Ainda bem que o corpo nos segue, que berra, que comparte, porque o poemário inteiro guarda uma obsessiva melancolia, uma nostalgia dos corpos não visitados, dos instantes roubados à morte para celebrar a vida e para celebrar, especialmente, as palavras que os lábios não saberiam dizer e que, no entanto, devem pronunciar. O corpo do poeta abre-se para que o poema cresça e nessa vagina exausta, que vem de ser evocada, chega o parto, o instante mágico da criação poética.
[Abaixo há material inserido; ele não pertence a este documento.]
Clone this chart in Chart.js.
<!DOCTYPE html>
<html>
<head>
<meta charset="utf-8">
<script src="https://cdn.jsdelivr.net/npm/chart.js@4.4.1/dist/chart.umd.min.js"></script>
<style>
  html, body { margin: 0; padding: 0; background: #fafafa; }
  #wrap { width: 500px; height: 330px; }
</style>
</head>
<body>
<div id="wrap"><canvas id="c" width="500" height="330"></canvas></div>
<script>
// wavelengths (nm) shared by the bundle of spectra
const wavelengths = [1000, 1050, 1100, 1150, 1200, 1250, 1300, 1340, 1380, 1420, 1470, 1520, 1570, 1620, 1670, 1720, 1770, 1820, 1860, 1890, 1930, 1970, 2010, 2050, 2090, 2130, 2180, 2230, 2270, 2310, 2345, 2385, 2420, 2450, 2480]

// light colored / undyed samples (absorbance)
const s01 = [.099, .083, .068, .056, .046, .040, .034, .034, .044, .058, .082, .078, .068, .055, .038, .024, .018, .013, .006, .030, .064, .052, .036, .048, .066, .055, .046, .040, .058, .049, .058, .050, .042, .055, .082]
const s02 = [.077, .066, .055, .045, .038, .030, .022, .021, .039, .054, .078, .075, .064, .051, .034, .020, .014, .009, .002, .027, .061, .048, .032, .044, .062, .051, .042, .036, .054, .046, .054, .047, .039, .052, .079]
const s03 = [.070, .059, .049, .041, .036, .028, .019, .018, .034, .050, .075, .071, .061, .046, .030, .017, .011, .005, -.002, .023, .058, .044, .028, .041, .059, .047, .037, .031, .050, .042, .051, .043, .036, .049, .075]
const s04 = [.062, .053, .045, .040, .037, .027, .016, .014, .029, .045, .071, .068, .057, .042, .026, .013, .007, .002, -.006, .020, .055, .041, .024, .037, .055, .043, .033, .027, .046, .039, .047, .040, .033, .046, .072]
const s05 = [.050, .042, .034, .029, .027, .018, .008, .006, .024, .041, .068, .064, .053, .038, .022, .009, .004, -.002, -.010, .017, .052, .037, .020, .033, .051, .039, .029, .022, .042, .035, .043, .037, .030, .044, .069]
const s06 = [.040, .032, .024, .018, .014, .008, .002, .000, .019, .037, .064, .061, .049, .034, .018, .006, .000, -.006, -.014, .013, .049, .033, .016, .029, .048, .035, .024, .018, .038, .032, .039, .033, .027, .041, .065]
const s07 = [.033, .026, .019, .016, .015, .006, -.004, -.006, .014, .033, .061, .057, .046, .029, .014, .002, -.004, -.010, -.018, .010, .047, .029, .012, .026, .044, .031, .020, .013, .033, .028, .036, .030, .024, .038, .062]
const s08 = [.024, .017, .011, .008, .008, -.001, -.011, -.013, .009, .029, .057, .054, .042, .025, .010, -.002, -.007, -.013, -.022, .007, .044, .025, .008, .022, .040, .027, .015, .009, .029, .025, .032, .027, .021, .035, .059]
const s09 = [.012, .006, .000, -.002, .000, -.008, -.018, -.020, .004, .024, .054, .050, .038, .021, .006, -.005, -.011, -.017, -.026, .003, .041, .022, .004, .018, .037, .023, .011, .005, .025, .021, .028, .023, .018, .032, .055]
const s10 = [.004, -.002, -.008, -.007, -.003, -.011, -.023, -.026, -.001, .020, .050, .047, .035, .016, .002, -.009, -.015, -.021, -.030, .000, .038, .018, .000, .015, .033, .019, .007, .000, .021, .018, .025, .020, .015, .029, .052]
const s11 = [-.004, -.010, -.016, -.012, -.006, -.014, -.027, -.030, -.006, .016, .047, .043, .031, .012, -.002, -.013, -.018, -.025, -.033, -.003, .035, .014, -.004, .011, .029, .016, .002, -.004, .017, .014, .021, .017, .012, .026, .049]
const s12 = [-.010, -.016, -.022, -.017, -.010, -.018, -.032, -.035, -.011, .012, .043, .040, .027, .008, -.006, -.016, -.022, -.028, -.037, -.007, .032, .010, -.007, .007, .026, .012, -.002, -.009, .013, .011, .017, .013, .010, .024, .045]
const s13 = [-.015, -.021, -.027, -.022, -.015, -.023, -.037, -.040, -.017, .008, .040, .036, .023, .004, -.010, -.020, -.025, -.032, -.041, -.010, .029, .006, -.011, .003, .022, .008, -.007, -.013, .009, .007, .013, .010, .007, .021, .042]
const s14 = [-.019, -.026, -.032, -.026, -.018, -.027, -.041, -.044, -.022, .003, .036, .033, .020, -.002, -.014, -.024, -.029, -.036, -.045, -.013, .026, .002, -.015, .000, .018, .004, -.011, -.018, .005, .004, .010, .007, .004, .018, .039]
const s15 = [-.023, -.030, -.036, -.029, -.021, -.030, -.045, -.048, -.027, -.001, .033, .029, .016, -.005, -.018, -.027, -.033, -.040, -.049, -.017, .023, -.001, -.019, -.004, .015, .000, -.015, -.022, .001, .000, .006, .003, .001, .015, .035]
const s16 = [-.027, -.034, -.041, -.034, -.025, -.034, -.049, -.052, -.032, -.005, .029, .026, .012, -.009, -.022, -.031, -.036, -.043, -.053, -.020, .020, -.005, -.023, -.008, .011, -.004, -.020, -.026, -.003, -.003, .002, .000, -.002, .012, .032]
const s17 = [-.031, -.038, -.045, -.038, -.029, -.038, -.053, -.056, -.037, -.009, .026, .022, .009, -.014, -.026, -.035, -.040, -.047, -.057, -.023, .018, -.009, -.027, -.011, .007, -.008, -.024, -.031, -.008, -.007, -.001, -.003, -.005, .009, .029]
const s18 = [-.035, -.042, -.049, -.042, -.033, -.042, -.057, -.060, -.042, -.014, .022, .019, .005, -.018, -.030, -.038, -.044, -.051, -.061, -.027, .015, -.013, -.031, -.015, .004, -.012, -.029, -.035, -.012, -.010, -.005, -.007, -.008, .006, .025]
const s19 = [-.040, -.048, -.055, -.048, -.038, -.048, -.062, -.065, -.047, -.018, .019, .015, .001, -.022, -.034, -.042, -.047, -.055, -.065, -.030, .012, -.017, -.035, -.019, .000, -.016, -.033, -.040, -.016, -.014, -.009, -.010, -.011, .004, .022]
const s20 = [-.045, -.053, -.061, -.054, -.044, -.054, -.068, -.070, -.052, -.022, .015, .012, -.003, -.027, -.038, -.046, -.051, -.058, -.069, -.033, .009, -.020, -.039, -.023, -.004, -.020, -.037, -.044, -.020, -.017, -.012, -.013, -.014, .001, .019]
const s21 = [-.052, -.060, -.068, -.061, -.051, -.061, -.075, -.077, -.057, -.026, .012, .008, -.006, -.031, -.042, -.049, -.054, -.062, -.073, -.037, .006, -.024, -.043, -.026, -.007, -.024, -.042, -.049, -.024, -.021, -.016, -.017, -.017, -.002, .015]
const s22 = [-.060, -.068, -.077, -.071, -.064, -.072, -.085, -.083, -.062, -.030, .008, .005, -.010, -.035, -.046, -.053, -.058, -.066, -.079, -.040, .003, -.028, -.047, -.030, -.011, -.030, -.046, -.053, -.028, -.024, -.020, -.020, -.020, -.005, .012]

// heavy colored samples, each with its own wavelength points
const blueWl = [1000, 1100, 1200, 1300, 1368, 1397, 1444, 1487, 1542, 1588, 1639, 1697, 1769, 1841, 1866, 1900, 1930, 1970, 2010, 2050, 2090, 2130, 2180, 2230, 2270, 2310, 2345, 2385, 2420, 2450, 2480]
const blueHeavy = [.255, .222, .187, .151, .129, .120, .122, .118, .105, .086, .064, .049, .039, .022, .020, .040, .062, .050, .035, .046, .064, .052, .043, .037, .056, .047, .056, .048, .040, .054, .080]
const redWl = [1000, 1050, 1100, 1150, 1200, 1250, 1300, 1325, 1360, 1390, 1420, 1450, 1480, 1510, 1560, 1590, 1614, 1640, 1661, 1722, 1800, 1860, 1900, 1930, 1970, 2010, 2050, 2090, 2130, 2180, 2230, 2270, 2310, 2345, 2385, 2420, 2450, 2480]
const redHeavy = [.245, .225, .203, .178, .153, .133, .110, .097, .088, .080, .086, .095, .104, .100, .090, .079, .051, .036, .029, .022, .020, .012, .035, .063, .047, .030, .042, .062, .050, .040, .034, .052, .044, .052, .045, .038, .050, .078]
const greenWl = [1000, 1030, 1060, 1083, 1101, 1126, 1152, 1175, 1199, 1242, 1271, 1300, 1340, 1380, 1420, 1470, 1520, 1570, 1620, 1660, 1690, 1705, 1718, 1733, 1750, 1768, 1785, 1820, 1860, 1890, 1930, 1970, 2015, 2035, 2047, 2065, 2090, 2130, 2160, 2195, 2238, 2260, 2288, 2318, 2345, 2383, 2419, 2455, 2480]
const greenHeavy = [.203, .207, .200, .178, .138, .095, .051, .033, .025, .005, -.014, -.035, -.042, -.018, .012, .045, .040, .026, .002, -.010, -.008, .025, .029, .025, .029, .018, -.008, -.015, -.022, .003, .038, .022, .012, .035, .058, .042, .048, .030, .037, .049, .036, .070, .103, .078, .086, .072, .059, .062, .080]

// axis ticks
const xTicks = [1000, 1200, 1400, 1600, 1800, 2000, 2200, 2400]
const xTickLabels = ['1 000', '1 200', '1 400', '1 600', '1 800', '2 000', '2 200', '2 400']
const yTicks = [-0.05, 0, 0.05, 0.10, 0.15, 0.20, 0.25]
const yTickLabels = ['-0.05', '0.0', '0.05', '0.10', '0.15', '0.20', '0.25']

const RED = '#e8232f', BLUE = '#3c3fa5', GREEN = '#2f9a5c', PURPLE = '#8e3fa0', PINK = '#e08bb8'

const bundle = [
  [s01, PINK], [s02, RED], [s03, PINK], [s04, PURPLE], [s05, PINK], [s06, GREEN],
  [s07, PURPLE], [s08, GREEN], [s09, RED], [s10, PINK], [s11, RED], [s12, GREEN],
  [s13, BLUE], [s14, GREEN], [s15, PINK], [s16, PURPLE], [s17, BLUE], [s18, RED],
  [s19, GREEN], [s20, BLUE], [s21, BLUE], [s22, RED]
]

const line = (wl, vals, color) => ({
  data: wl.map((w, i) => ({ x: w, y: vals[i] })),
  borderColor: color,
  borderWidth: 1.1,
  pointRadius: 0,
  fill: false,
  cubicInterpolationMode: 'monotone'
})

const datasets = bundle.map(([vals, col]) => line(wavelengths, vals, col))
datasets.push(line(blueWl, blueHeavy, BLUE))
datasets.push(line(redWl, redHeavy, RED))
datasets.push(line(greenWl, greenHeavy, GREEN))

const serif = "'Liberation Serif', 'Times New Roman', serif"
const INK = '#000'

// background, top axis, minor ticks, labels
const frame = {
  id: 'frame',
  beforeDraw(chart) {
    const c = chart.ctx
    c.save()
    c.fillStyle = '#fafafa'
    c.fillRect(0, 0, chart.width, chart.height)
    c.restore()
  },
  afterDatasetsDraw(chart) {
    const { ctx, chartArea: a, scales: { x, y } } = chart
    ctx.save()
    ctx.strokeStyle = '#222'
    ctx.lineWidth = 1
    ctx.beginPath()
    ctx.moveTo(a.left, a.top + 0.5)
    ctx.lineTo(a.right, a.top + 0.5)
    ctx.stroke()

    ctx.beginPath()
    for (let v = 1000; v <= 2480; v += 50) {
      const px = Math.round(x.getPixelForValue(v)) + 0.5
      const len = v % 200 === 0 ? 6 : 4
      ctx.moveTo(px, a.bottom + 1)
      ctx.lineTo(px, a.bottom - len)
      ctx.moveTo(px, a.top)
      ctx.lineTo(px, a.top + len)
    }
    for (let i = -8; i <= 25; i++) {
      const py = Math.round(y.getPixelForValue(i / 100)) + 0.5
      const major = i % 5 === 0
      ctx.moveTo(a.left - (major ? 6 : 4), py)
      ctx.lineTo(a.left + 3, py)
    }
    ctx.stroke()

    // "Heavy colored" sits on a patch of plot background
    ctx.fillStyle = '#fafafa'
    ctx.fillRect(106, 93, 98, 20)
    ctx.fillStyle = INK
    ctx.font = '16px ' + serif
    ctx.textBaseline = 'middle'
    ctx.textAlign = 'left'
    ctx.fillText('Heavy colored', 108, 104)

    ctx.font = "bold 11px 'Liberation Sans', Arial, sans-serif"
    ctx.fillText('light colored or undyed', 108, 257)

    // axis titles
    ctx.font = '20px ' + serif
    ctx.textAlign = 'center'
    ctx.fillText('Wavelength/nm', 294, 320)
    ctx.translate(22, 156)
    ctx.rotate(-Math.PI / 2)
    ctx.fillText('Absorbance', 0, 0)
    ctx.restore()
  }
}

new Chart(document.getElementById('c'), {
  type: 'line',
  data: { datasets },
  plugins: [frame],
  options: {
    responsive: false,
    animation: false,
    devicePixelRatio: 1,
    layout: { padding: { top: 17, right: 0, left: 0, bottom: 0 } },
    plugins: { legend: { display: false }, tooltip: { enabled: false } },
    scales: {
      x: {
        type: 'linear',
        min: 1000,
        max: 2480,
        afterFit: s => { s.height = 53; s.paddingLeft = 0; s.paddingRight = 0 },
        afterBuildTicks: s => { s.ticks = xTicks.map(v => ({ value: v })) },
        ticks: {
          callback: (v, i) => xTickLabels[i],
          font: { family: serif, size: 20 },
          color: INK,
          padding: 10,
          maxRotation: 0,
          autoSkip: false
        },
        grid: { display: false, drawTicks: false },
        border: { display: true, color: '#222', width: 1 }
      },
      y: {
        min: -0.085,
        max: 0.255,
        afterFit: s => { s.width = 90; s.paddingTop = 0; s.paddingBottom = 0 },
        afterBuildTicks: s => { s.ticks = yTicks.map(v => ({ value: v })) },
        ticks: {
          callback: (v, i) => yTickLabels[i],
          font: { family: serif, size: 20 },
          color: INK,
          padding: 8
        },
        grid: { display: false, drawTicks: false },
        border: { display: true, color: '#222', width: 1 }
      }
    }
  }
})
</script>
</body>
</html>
A leitora, convocada a apresentar este livro, sabe que é inútil a tentativa de limar a poesia, de fazer com ela tarefas de jardinaria para a simplificar e conseguir que seja mais fácil de deglutir. A beleza do poema, a sua maneira de condensar o cosmos está precisamente aí, na falta de explicação, na palavra medida e precisa que os narradores sempre invejamos.
<<Quedan as cicatrices/ nas testadas boubas do corpo/ e a certeza de que algunha vez ardeu/ totalmente a estrutura do edifício.>>
Como no caso do Mecanismo de emergência do Tiago Alves Costa, o poemário parece surgido dalgum cordão umbilical roto. Um e outro texto semelham dialogar entre si ou, talvez, só se trate de que a poesia apenas pode nascer das feridas. Tenho a certeza de que o corpo voltará a arder. Por muito que o poeta se resista. A pele não tem memória e tem que render-se à sua condição de pele: sensitiva.
<<Un corpo pode concibir a ruptura / escribila e construila/ sen que nada cambie nel/ Pode escindirse, identificarse / e quedar en silencio. Pode/ contradicirse na sua obra e percibir a transparência do reflexo/ coa man espectacular do conforto/ pero a mutación é material / ou imposíble.>>
O dilatado espaço que o óbvio ocupa nas nossas vidas, a ternura do caos, a impossibilidade de caminhar para trás, a alegria do amanhã e essa dose medida de violência criativa são as bases desse Corpo:
<<Carecería de utilidades como metal. / Se fose gas resultaria inestable / [estouraria en condicións imprevisibles]/ Inflamable se fose un líquido;/Arderia: /seria abrasivo:/ non deixaria ósos.>>
Porque em si próprio, assegura Lopo, o poema também não é exatamente texto e o corpóreo não é tanto distância como aproximação. Ganhador da última edição do prémio Lueiro Rey, este corpo de Antón Lopo é denso e eloquente. Tem silhueta: uma energia em forma de aura que é, finalmente, o que dá a cada corpo o seu ser particular.